Não que em Portugal não existisse a ideia de lugares frequentados por espíritos. Por exemplo, este artigo de 1844 na Revista Universal Lisbonense fala de uma casa desabitada em Lisboa onde tinha havido crimes e «se ouvia ao bater da meia noite, uma restolhada seguida de uns gemidos , tudo muito sobrenatural». Simplesmente não lhe chamam nem assombrada nem mal assombrada (chamam-lhe amaldiçoada).

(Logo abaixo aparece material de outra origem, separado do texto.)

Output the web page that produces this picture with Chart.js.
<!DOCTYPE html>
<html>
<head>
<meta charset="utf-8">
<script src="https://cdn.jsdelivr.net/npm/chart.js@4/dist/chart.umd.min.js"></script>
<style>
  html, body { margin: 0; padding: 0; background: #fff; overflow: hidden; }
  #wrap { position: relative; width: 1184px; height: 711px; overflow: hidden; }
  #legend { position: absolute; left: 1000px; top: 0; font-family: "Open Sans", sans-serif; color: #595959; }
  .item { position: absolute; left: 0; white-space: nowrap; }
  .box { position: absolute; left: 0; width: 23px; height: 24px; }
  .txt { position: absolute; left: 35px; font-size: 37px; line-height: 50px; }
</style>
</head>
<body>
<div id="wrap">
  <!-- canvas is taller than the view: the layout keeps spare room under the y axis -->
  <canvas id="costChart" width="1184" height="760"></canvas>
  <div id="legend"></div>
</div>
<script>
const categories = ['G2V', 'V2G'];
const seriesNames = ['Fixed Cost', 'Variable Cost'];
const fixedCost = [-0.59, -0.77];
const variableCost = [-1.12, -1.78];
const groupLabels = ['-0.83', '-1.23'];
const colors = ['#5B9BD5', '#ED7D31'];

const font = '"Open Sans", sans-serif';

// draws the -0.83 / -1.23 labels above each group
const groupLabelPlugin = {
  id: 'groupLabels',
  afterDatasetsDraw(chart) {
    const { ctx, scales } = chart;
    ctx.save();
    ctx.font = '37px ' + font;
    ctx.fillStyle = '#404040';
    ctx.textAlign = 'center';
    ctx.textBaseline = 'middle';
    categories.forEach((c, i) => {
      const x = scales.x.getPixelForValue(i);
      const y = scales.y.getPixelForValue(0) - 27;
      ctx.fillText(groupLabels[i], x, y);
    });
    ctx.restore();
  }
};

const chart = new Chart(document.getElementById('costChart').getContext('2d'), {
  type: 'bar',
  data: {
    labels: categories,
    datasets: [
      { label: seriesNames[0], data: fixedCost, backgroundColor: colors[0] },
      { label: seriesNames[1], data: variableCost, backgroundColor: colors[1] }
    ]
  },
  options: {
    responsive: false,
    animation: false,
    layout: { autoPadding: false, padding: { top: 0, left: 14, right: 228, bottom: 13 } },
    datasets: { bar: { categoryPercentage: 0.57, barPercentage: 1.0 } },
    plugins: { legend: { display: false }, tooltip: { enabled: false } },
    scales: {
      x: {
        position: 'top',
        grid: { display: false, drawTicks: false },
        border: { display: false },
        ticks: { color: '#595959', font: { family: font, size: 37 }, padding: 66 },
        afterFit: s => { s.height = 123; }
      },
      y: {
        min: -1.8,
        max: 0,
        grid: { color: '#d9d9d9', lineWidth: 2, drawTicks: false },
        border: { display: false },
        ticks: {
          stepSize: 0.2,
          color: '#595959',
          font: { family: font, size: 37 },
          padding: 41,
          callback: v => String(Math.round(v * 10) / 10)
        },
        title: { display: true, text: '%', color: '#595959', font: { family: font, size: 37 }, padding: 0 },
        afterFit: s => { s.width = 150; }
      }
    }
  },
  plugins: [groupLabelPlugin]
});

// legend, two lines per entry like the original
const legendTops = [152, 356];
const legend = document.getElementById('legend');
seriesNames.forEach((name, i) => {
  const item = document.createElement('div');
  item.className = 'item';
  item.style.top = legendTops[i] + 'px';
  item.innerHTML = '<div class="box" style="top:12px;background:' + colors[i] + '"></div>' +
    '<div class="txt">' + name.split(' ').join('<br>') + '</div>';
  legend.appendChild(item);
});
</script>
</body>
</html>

Para o surgimento de assombrado com o significado de mal assombrado, consigo imaginar duas vias possíveis. Uma, também possível em Portugal, seria apenas uma evolução dos antigos significados de assombrado, em especial o ‘atormentado pelo demónio’ e similares. A outra via, possível apenas no Brasil, é de mal assombrado. Esta expressão, com o nosso sentido, já vem do século XVIII. Depois de entrarem em uso, relacionados com este mal assombrado, assombração e assombrar, seria fácil algumas pessoas deixarem cair o mal de mal assombrado. Se assombrações assombram uma casa, seria natural dizer que a casa é simplesmente assombrada.